Across 10,000 interviews with Director-to-VP and C-level candidates, I could always tell when someone had something else going for them.
It wasn’t what they said, but what they didn’t do. They didn’t chase. They didn’t oversell their skills. They turned down offers that weren’t a slam dunk, and they could tell you exactly why. These are the players who had real estate investments generating income, or an app doing real revenue, or a consulting practice on the side. When you’re negotiating with someone with that kind of leverage, the standard levers (more money, more equity, a sign-on bonus) don’t move them.

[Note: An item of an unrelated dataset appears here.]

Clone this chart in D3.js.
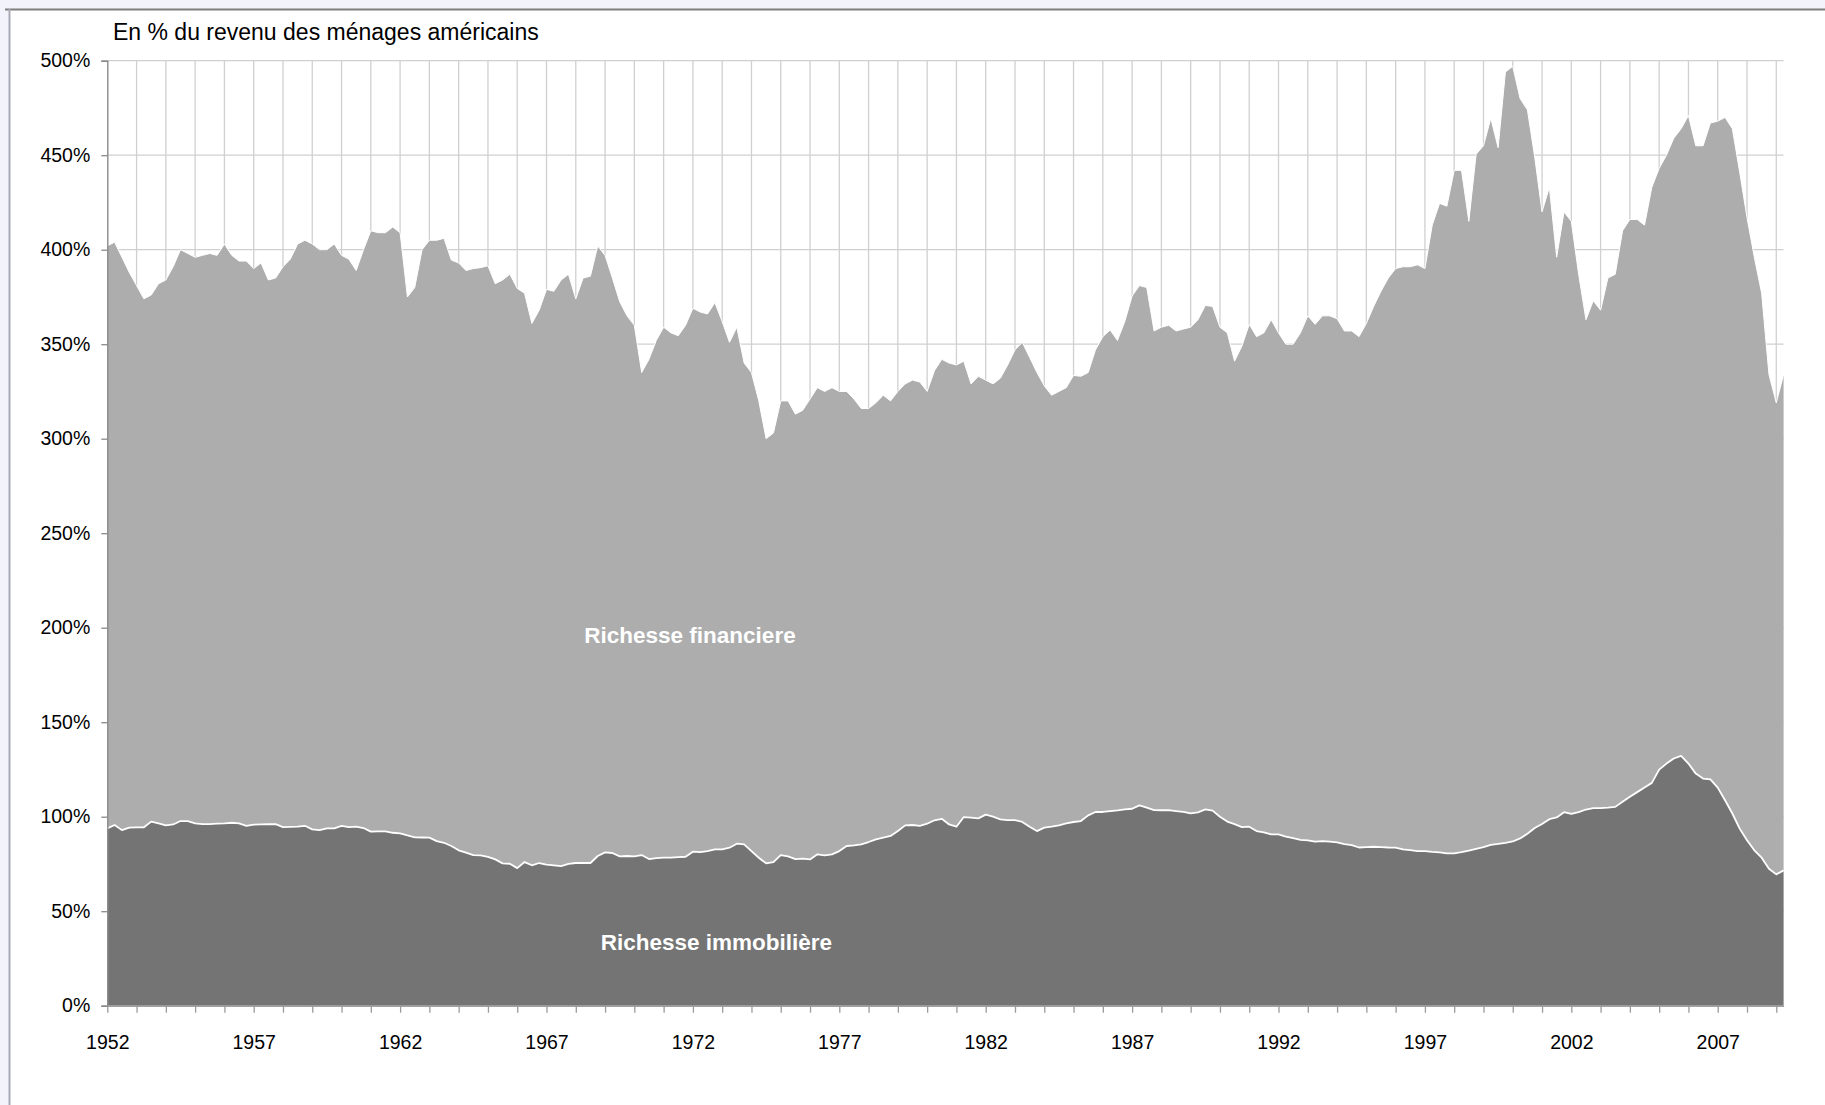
<!DOCTYPE html>
<html lang="fr">
<head>
<meta charset="utf-8">
<script src="https://cdn.jsdelivr.net/npm/d3@7"></script>
<style>
  html, body { margin: 0; padding: 0; background: #f3f3fb; }
  svg { display: block; }
  .axis text { font-family: "Liberation Sans", Arial, sans-serif; fill: #000; }
</style>
</head>
<body>
<svg id="chart" width="1825" height="1105"></svg>
<script>
// Quarterly series, 1952 Q1 onward, in % of household income
const firstYear = 1952;
const quartersPerYear = 4;

const realEstate = [
  93.8, 95.6, 92.9, 94.2, 94.4, 94.4, 97.4, 96.5, 95.4, 95.9,
  97.7, 97.7, 96.5, 96.1, 96.1, 96.3, 96.5, 96.8, 96.5, 95.2,
  95.8, 95.9, 96.0, 96.1, 94.5, 94.6, 94.7, 95.2, 93.3, 92.9,
  93.8, 93.8, 95.1, 94.5, 94.7, 94.0, 92.1, 92.2, 92.2, 91.5,
  91.2, 90.1, 89.1, 89.0, 88.9, 87.1, 86.2, 84.5, 82.2, 81.0,
  79.7, 79.5, 78.7, 77.4, 75.3, 75.1, 72.8, 76.0, 74.3, 75.5,
  74.6, 74.3, 73.9, 75.0, 75.5, 75.5, 75.5, 79.2, 81.1, 80.8,
  79.0, 79.2, 79.0, 79.7, 77.6, 78.1, 78.3, 78.3, 78.6, 78.8,
  81.5, 81.3, 81.8, 82.7, 82.7, 83.6, 85.7, 85.4, 81.8, 78.3,
  75.3, 76.0, 79.7, 79.0, 77.6, 77.8, 77.4, 80.1, 79.5, 80.1,
  81.8, 84.5, 84.8, 85.4, 86.6, 88.0, 88.9, 89.8, 92.4, 95.4,
  95.6, 95.2, 96.3, 98.1, 98.9, 95.9, 94.7, 99.8, 99.5, 99.1,
  101.1, 100.0, 98.6, 98.2, 98.2, 97.2, 94.7, 92.4, 94.2, 94.7,
  95.4, 96.5, 97.2, 97.7, 100.7, 102.5, 102.5, 103.0, 103.4, 103.9,
  104.2, 106.0, 104.8, 103.5, 103.4, 103.5, 103.0, 102.5, 101.8, 102.3,
  103.9, 103.2, 100.0, 97.4, 96.1, 94.5, 94.7, 92.4, 91.7, 90.6,
  90.6, 89.4, 88.7, 87.7, 87.5, 86.8, 87.1, 86.8, 86.4, 85.5,
  85.0, 83.7, 83.9, 84.1, 83.9, 83.7, 83.6, 82.7, 82.3, 81.8,
  81.8, 81.4, 81.1, 80.6, 80.6, 81.2, 82.1, 83.0, 83.9, 85.1,
  85.6, 86.2, 86.9, 88.5, 91.0, 94.0, 96.1, 98.7, 99.6, 102.4,
  101.5, 102.4, 103.8, 104.5, 104.5, 104.8, 105.2, 107.9, 110.5, 113.0,
  115.4, 117.9, 124.9, 128.1, 130.8, 132.2, 128.1, 122.8, 120.2, 119.7,
  115.4, 108.7, 101.7, 93.7, 87.5, 82.2, 78.3, 72.5, 69.5, 71.6
];

const financial = [
  308.2, 308.4, 303.1, 293.8, 286.6, 279.6, 278.6, 285.5, 288.6, 295.1,
  302.3, 300.3, 299.5, 300.9, 301.9, 300.7, 306.5, 300.2, 297.5, 298.8,
  294.2, 297.1, 288.0, 288.9, 296.5, 300.4, 308.3, 309.8, 309.7, 307.1,
  306.2, 309.2, 301.9, 300.5, 294.3, 306.0, 317.9, 316.8, 316.8, 320.5,
  317.8, 284.9, 290.9, 311.0, 316.1, 317.9, 319.8, 310.0, 310.8, 308.0,
  310.3, 311.0, 312.8, 304.6, 308.7, 311.9, 306.7, 301.0, 286.7, 292.5,
  304.4, 303.7, 310.1, 312.0, 298.5, 309.5, 310.5, 322.8, 315.9, 304.2,
  293.5, 285.8, 281.0, 255.3, 264.4, 273.9, 280.7, 277.7, 275.9, 281.2,
  287.5, 285.7, 284.2, 289.3, 279.3, 267.4, 273.3, 254.6, 253.2, 241.7,
  224.7, 227.0, 240.3, 241.0, 235.4, 237.2, 243.6, 246.9, 245.5, 246.9,
  243.2, 240.5, 236.2, 230.6, 229.4, 231.0, 234.1, 230.2, 232.6, 233.6,
  235.4, 234.8, 228.7, 237.9, 243.1, 244.1, 244.3, 241.2, 229.5, 233.9,
  229.9, 229.0, 233.4, 240.8, 248.8, 253.8, 248.3, 242.6, 233.8, 228.3,
  229.6, 230.5, 236.3, 235.3, 234.3, 244.5, 251.5, 254.5, 248.6, 258.1,
  271.3, 275.0, 275.2, 253.5, 255.6, 256.5, 254.0, 255.5, 257.2, 260.7,
  266.6, 266.8, 259.0, 258.6, 244.9, 254.5, 265.8, 261.6, 264.3, 272.4,
  265.4, 260.6, 261.3, 268.3, 277.5, 273.7, 277.9, 278.2, 277.1, 271.5,
  272.0, 270.3, 277.1, 285.9, 294.1, 301.3, 306.4, 308.3, 308.7, 310.2,
  308.2, 331.6, 343.4, 342.4, 361.4, 360.8, 332.9, 367.5, 371.1, 384.4,
  368.4, 407.8, 410.1, 391.5, 383.0, 355.0, 323.9, 334.3, 296.4, 317.6,
  313.5, 284.6, 259.2, 268.5, 263.5, 280.2, 281.8, 302.1, 305.5, 303.0,
  297.6, 315.1, 318.1, 321.9, 328.2, 331.8, 342.9, 332.2, 334.8, 347.3,
  352.6, 361.3, 362.3, 347.3, 329.5, 313.8, 298.7, 261.5, 249.5, 262.4
];

const seriesNames = ["Richesse immobilière", "Richesse financiere"];
const yTicks = [0, 50, 100, 150, 200, 250, 300, 350, 400, 450, 500];
const xLabelYears = [1952, 1957, 1962, 1967, 1972, 1977, 1982, 1987, 1992, 1997, 2002, 2007];
const titleText = "En % du revenu des ménages américains";

// Rows for the stack: one per quarter
const rows = realEstate.map((v, i) => ({
  t: firstYear + i / quartersPerYear,
  immo: v,
  fin: financial[i]
}));
const lastT = rows[rows.length - 1].t;
const yearTicks = d3.range(firstYear, Math.floor(lastT) + 1);

const svg = d3.select("#chart");
const W = 1825, H = 1105;
const plot = { left: 107.3, right: 1783.6, top: 60.7, bottom: 1005.7 };

// Frame of the chart area
svg.append("rect").attr("x", 10).attr("y", 10).attr("width", W - 10).attr("height", H - 10)
  .attr("fill", "#ffffff");
svg.append("line").attr("x1", 5).attr("x2", W).attr("y1", 9.5).attr("y2", 9.5)
  .attr("stroke", "#7f7f7f").attr("stroke-width", 2);
svg.append("line").attr("x1", 9.5).attr("x2", 9.5).attr("y1", 9).attr("y2", H)
  .attr("stroke", "#a9a9b8").attr("stroke-width", 2);

const x = d3.scaleLinear().domain([firstYear, lastT]).range([plot.left, plot.right]);
const y = d3.scaleLinear().domain([0, 500]).range([plot.bottom, plot.top]);

// Gridlines
const grid = svg.append("g").attr("class", "grid");
grid.selectAll("line.h").data(yTicks.filter(d => d > 0)).join("line")
  .attr("class", "h")
  .attr("x1", plot.left).attr("x2", plot.right)
  .attr("y1", d => y(d)).attr("y2", d => y(d))
  .attr("stroke", "#d0d0d0").attr("stroke-width", 1.3);
grid.selectAll("line.v").data(yearTicks.filter(d => d > firstYear)).join("line")
  .attr("class", "v")
  .attr("x1", d => x(d)).attr("x2", d => x(d))
  .attr("y1", plot.top).attr("y2", plot.bottom)
  .attr("stroke", "#d0d0d0").attr("stroke-width", 1.3);

// Stacked areas
const stack = d3.stack().keys(["immo", "fin"]);
const layers = stack(rows);
const colors = { immo: "#747474", fin: "#adadad" };

const area = d3.area()
  .x(d => x(d.data.t))
  .y0(d => y(d[0]))
  .y1(d => y(d[1]));

svg.append("g").selectAll("path").data(layers.slice().reverse()).join("path")
  .attr("d", area)
  .attr("fill", d => colors[d.key]);

// White edge along the top of each layer
const topLine = d3.line().x(d => x(d.data.t)).y(d => y(d[1]));
svg.append("g").selectAll("path").data(layers).join("path")
  .attr("d", topLine)
  .attr("fill", "none")
  .attr("stroke", "#ffffff")
  .attr("stroke-width", d => d.key === "immo" ? 1.8 : 1)
  .attr("stroke-linejoin", "round");

// Axes
const yAxis = d3.axisLeft(y).tickValues(yTicks).tickFormat(d => d + "%")
  .tickSize(6).tickPadding(11);
const gy = svg.append("g").attr("class", "axis")
  .attr("transform", `translate(${plot.left},0)`).call(yAxis);
gy.selectAll("text").attr("font-size", 19.5);
gy.select(".domain").attr("stroke", "#8a8a8a").attr("stroke-width", 1.4);
gy.selectAll(".tick line").attr("stroke", "#8a8a8a").attr("stroke-width", 1.3);

const xAxis = d3.axisBottom(x).tickValues(yearTicks)
  .tickFormat(d => xLabelYears.includes(d) ? String(d) : "")
  .tickSize(7).tickSizeOuter(0).tickPadding(22);
const gx = svg.append("g").attr("class", "axis")
  .attr("transform", `translate(0,${plot.bottom})`).call(xAxis);
gx.selectAll("text").attr("font-size", 19.5);
gx.select(".domain").attr("stroke", "#a0a0a0").attr("stroke-width", 1.6);
gx.selectAll(".tick line").attr("stroke", "#9a9a9a").attr("stroke-width", 1.3);

// Title
svg.append("text")
  .attr("x", 113).attr("y", 40)
  .attr("font-family", "'Liberation Sans', Arial, sans-serif")
  .attr("font-size", 23)
  .attr("fill", "#000")
  .text(titleText);

// Series labels inside their areas
const seriesLabels = [
  { name: seriesNames[1], t: 1971.9, v: 192 },
  { name: seriesNames[0], t: 1972.8, v: 29.5 }
];
svg.append("g").selectAll("text").data(seriesLabels).join("text")
  .attr("x", d => x(d.t)).attr("y", d => y(d.v))
  .attr("text-anchor", "middle")
  .attr("font-family", "'Liberation Sans', Arial, sans-serif")
  .attr("font-weight", "bold")
  .attr("font-size", 22.5)
  .attr("fill", "#ffffff")
  .text(d => d.name);
</script>
</body>
</html>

I’m experiencing it firsthand right now. The idea for my 2nd Act first popped into my head a year ago. I got serious about building it over the last 4-5 months. It became a reality last month.

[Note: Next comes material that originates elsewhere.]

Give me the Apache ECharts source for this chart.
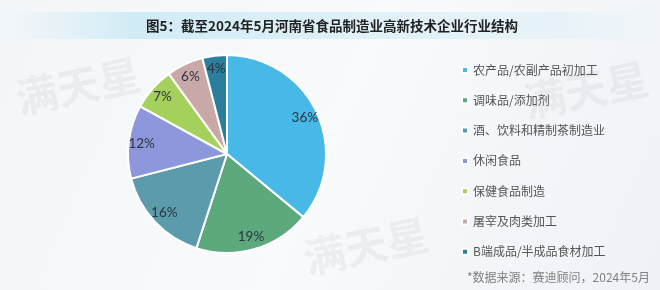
<!DOCTYPE html>
<html>
<head>
<meta charset="utf-8">
<script src="https://cdn.jsdelivr.net/npm/echarts@6/dist/echarts.min.js"></script>
<style>
html,body{margin:0;padding:0;background:#f5f8fa;}
#c{width:660px;height:290px;}
</style>
</head>
<body>
<div id="c"></div>
<script>
const titleText = '图5：截至2024年5月河南省食品制造业高新技术企业行业结构';
const sourceText = '*数据来源：赛迪顾问，2024年5月';
const categories = ['农产品/农副产品初加工','调味品/添加剂','酒、饮料和精制茶制造业','休闲食品','保健食品制造','屠宰及肉类加工','B端成品/半成品食材加工'];
const values = [36, 19, 16, 12, 7, 6, 4];
const colors = ['#48b8e6','#5ba97c','#5b9bab','#8f97dc','#a5d05c','#c9a9a8','#2b7e9c'];

const chart = echarts.init(document.getElementById('c'));
const pieData = categories.map((n, i) => ({name: n, value: values[i], itemStyle: {color: colors[i]}}));
const labelData = categories.map((n, i) => ({name: n, value: values[i]}));

const wm = (x, y) => ({
  type: 'text', x: x, y: y, rotation: 0.2, silent: true, z: 100,
  style: {text: '满天星', fontSize: 42, fontWeight: 'bold', fill: 'rgba(120,120,120,0.08)', fontFamily: 'Noto Sans CJK SC'}
});

chart.setOption({
  backgroundColor: {type: 'linear', x: 0, y: 0, x2: 1, y2: 1, colorStops: [{offset: 0, color: '#f3f6f9'}, {offset: 0.5, color: '#f8fafc'}, {offset: 1, color: '#eef2f6'}]},
  animation: false,
  graphic: [
    {type: 'rect', shape: {x: 0, y: 12, width: 660, height: 27}, silent: true, z: 0,
      style: {fill: {type: 'linear', x: 0, y: 0, x2: 1, y2: 0, colorStops: [
        {offset: 0, color: 'rgba(215,236,245,0)'},
        {offset: 0.2, color: 'rgba(205,234,245,0.9)'},
        {offset: 0.5, color: 'rgba(222,240,247,1)'},
        {offset: 0.85, color: 'rgba(228,242,248,0.8)'},
        {offset: 1, color: 'rgba(230,242,248,0)'}]}}},
    {type: 'text', x: 332, y: 26, z: 10,
      style: {text: titleText, fontSize: 13.5, fontWeight: 'bold', fill: '#222', align: 'center', verticalAlign: 'middle', fontFamily: 'Noto Sans CJK SC'}},
    {type: 'text', x: 467, y: 277, z: 10,
      style: {text: sourceText, fontSize: 12, fill: '#808080', verticalAlign: 'middle', fontFamily: 'Noto Sans CJK SC'}},
    wm(12, 78), wm(520, 82), wm(300, 238)
  ],
  legend: {
    orient: 'vertical', left: 456, top: 58,
    icon: 'rect', itemWidth: 6, itemHeight: 6, itemGap: 16.3,
    data: categories,
    textStyle: {fontSize: 12, color: '#555', lineHeight: 14, fontFamily: 'Noto Sans CJK SC'}
  },
  series: [
    {
      type: 'pie', center: [227, 154], radius: [0, 99], startAngle: 90, clockwise: true,
      data: pieData, label: {show: false}, labelLine: {show: false},
      itemStyle: {borderColor: '#fff', borderWidth: 2},
      emphasis: {disabled: true}
    },
    {
      type: 'pie', center: [227, 154], radius: [0, 166], startAngle: 90, clockwise: true,
      data: labelData, silent: true, legendHoverLink: false,
      itemStyle: {color: 'rgba(0,0,0,0)', borderWidth: 0},
      label: {show: true, position: 'inside', formatter: '{c}%', fontSize: 13.5, color: '#2c3440', fontFamily: 'Lato'},
      labelLine: {show: false}, emphasis: {disabled: true}, z: 5
    }
  ]
});
</script>
</body>
</html>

And now, when I take calls, my negotiating position is entirely different. The bar a company would have to hit to pull me away from what I’m doing is higher than it’s ever been. Never say never, but I honestly think I’m impossible to recruit right now.

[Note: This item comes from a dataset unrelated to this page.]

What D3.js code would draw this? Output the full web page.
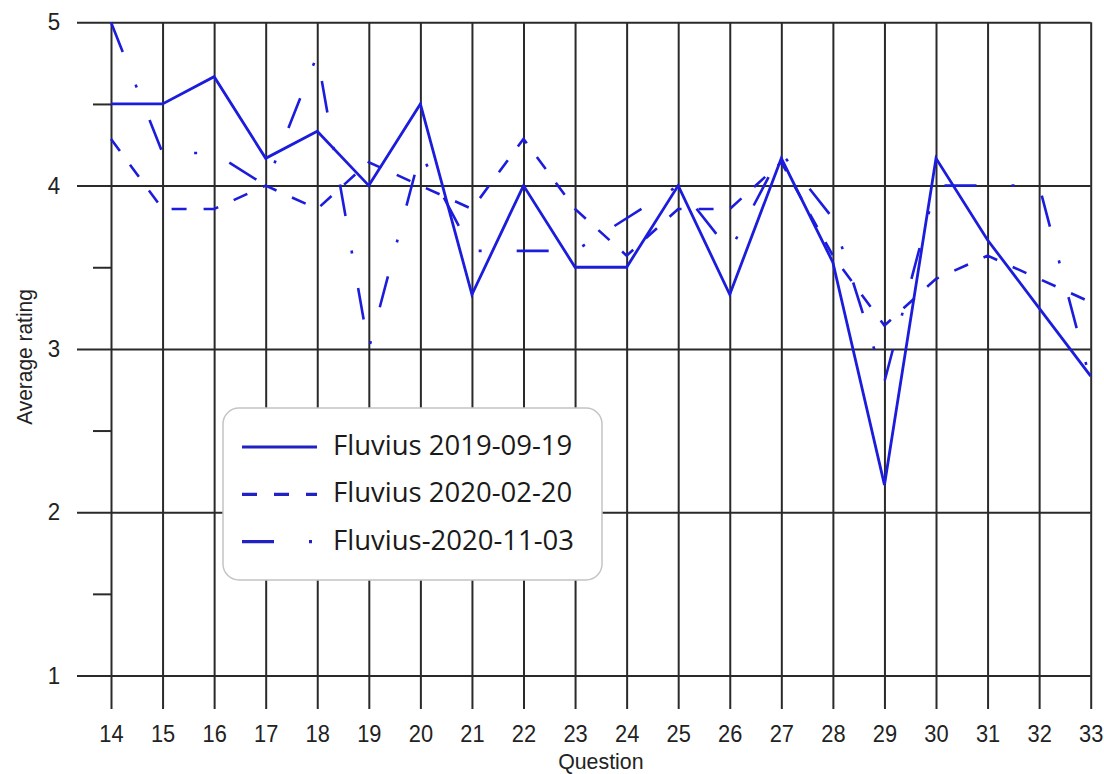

The job is still the runway — the paycheck, the health insurance, the stability. When we don’t have options, we see it as a cage. But it’s your fuel. You can spend that time running interview cycles for the next version of the same thing, or you can use that runway to build something nobody can take from you.
I have three kids that are six and under. I have realistically ten to twelve hours a week — and that’s giving up sleep. I’ve got a mortgage. I’ve got a full-time global Senior Director job.
The build is happening anyway.
It’s hard. At times, it’s fucking brutal. But I’ve seen (and experienced) the downside of not building, and I’m not willing to live with that anymore.
That’s what the 2nd Act Launchpad is about. Building something that’s yours, using skills companies are already paying you for, without destroying your first act to fund the second one.
You Can See This Before the Floor Falls Out
The slow drip doesn’t require a layoff to be real. You can see this trap before it closes.
Your first step is both zero risk and mind-expanding.
Get a notebook and start a list: what problems are you already qualified to solve? Where do you have deep expertise? It could be your current job. It could be an element of your current job that you’re particularly good at. What advice do your friends come to you for? What work do your colleagues come to you for help with?
These are starting points. Sit alone, set a timer for 15 minutes, and start writing. Start with your job title if you have nowhere else to begin. You’ll be shocked at how much is on the page by the time the timer goes off.
That list is not a business plan. It’s not a commitment. It’s the raw material that everything else gets built from — and it costs you nothing to make it.